The AIM Generation: How Instant Messaging Influenced Millennial Relationships

AOL Instant Messenger (AIM) did more than deliver messages - it taught a generation how to be present, absent, flirt, and fight in ways that still shape millennial friendships and romantic relationships today.

AOL Instant Messenger (AIM) did more than deliver messages - it taught a generation how to be present, absent, flirt, and fight in ways that still shape millennial friendships and romantic relationships today.

The first time I saw an “away message” that read “brb - saving the world” I laughed. Then I stared at my own blinking cursor and felt oddly exposed. That tiny bit of performative absence-crafted, public, and intentionally interpretive-was the emotional training ground for a generation.

AOL Instant Messenger (AIM) was a product, yes, but it was also a school. For millions of teenagers and twenty-somethings in the late 1990s and early 2000s, AIM taught how to appear and disappear, how to flirt with punctuation, how to archive feelings in chat logs, and how to weaponize the phrase “k”. Those lessons didn’t evaporate when AIM was retired in 2017; they migrated into text messages, DMs, and dating apps. They live inside the relationship scripts millennials hand down to younger cohorts.

Why AIM mattered - not for the technology but for what it trained

People remember the sounds and the green buddy dot. They forget the real product: a change in communicative norms. AIM introduced a hybrid of synchronous and asynchronous messaging that sat awkwardly but fruitfully between face-to-face conversation and email. You could be instantly available and invisibly absent at the same time.

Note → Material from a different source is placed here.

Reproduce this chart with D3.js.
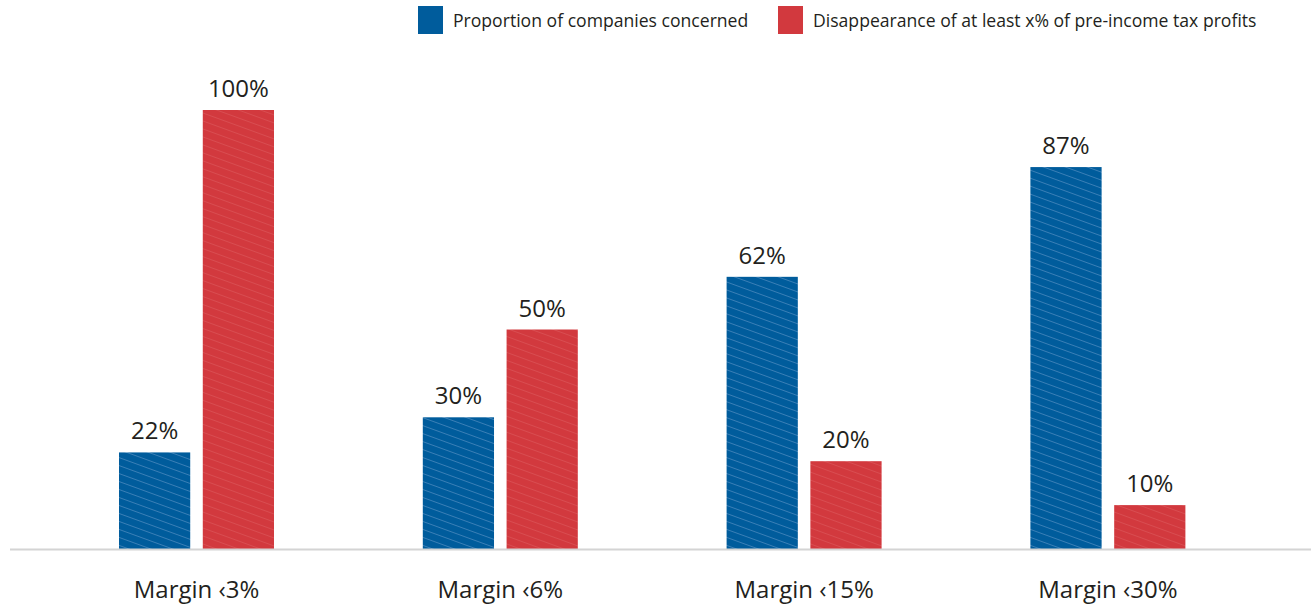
<!DOCTYPE html>
<html>
<head>
<meta charset="utf-8">
<script src="https://cdn.jsdelivr.net/npm/d3@7"></script>
<style>
  body { margin: 0; background: #fff; }
  svg text { font-family: "Open Sans", "Noto Sans", sans-serif; fill: #231f20; }
</style>
</head>
<body>
<svg id="chart" width="1311" height="607"></svg>
<script>
let categories = ["Margin \u20393%", "Margin \u20396%", "Margin \u203915%", "Margin \u203930%"];
let seriesNames = ["Proportion of companies concerned", "Disappearance of at least x% of pre-income tax profits"];
let proportion = [22, 30, 62, 87];
let disappearance = [100, 50, 20, 10];

let colors = ["#005c9c", "#d2393e"];
let hatchColors = ["#5b93c6", "#dc6165"];

let width = 1311, height = 607;
let baseline = 549;

let svg = d3.select("#chart");

// hatch patterns for the bars
let defs = svg.append("defs");
colors.forEach((c, i) => {
  let p = defs.append("pattern")
    .attr("id", "hatch" + i)
    .attr("patternUnits", "userSpaceOnUse")
    .attr("width", 7.5)
    .attr("height", 7.5)
    .attr("patternTransform", "rotate(-70)");
  p.append("rect").attr("width", 7.5).attr("height", 7.5).attr("fill", c);
  p.append("line")
    .attr("x1", 0).attr("y1", 0).attr("x2", 0).attr("y2", 7.5)
    .attr("stroke", hatchColors[i])
    .attr("stroke-width", i == 0 ? 1.2 : 0.9);
});

let x0 = d3.scaleBand().domain(categories).range([44.6, 1259.8]).paddingInner(0).paddingOuter(0);
let x1 = d3.scaleBand().domain([0, 1]).range([x0.bandwidth() / 2 - 77.5, x0.bandwidth() / 2 + 77.5]).paddingInner(0.15);
let y = d3.scaleLinear().domain([0, 100]).range([baseline, 110]);

let data = categories.map((c, i) => ({ cat: c, values: [proportion[i], disappearance[i]] }));

let groups = svg.selectAll(".group")
  .data(data)
  .join("g")
  .attr("class", "group")
  .attr("transform", d => "translate(" + x0(d.cat) + ",0)");

groups.selectAll("rect")
  .data(d => d.values)
  .join("rect")
  .attr("x", (d, i) => x1(i))
  .attr("width", x1.bandwidth())
  .attr("y", d => y(d))
  .attr("height", d => baseline - y(d))
  .attr("fill", (d, i) => "url(#hatch" + i + ")");

groups.selectAll(".val")
  .data(d => d.values)
  .join("text")
  .attr("class", "val")
  .attr("x", (d, i) => x1(i) + x1.bandwidth() / 2)
  .attr("y", d => y(d) - 13)
  .attr("text-anchor", "middle")
  .attr("font-size", 24)
  .text(d => d + "%");

// axis line
svg.append("line")
  .attr("x1", 10).attr("x2", width)
  .attr("y1", baseline + 0.5).attr("y2", baseline + 0.5)
  .attr("stroke", "#d4d4d4")
  .attr("stroke-width", 2);

// category labels
svg.selectAll(".cat")
  .data(categories)
  .join("text")
  .attr("class", "cat")
  .attr("x", d => x0(d) + x0.bandwidth() / 2)
  .attr("y", 598)
  .attr("text-anchor", "middle")
  .attr("font-size", 24)
  .text(d => d);

// legend
let legendX = [418, 778];
let legend = svg.selectAll(".legend")
  .data(seriesNames)
  .join("g")
  .attr("class", "legend")
  .attr("transform", (d, i) => "translate(" + legendX[i] + ",6)");
legend.append("rect")
  .attr("width", 25).attr("height", 28)
  .attr("fill", (d, i) => colors[i]);
legend.append("text")
  .attr("x", 35).attr("y", 21)
  .attr("font-size", 17.6)
  .text(d => d);
</script>
</body>
</html>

A few structural features of early IM that mattered more than nostalgia:

  • Buddy lists and presence indicators - you could see who was online, who was idle, and who had vanished from your virtual orbit.
  • Away messages and profile lines - curated mini-narratives you used to signal mood, availability, and identity.
  • Screen names - identity as performance. Your handle was a headline and a persona.
  • Short, rapid exchanges - messages favored fragments, ellipses, and abbreviations-brevity became a rhetorical strategy.

These features didn’t just change how people communicated. They shaped what people expected from intimacy.

The etiquette of absence - presence as a social signal

Before mobile phones and read receipts, AIM made absence negotiable. An away message was not merely informational; it was rhetorical.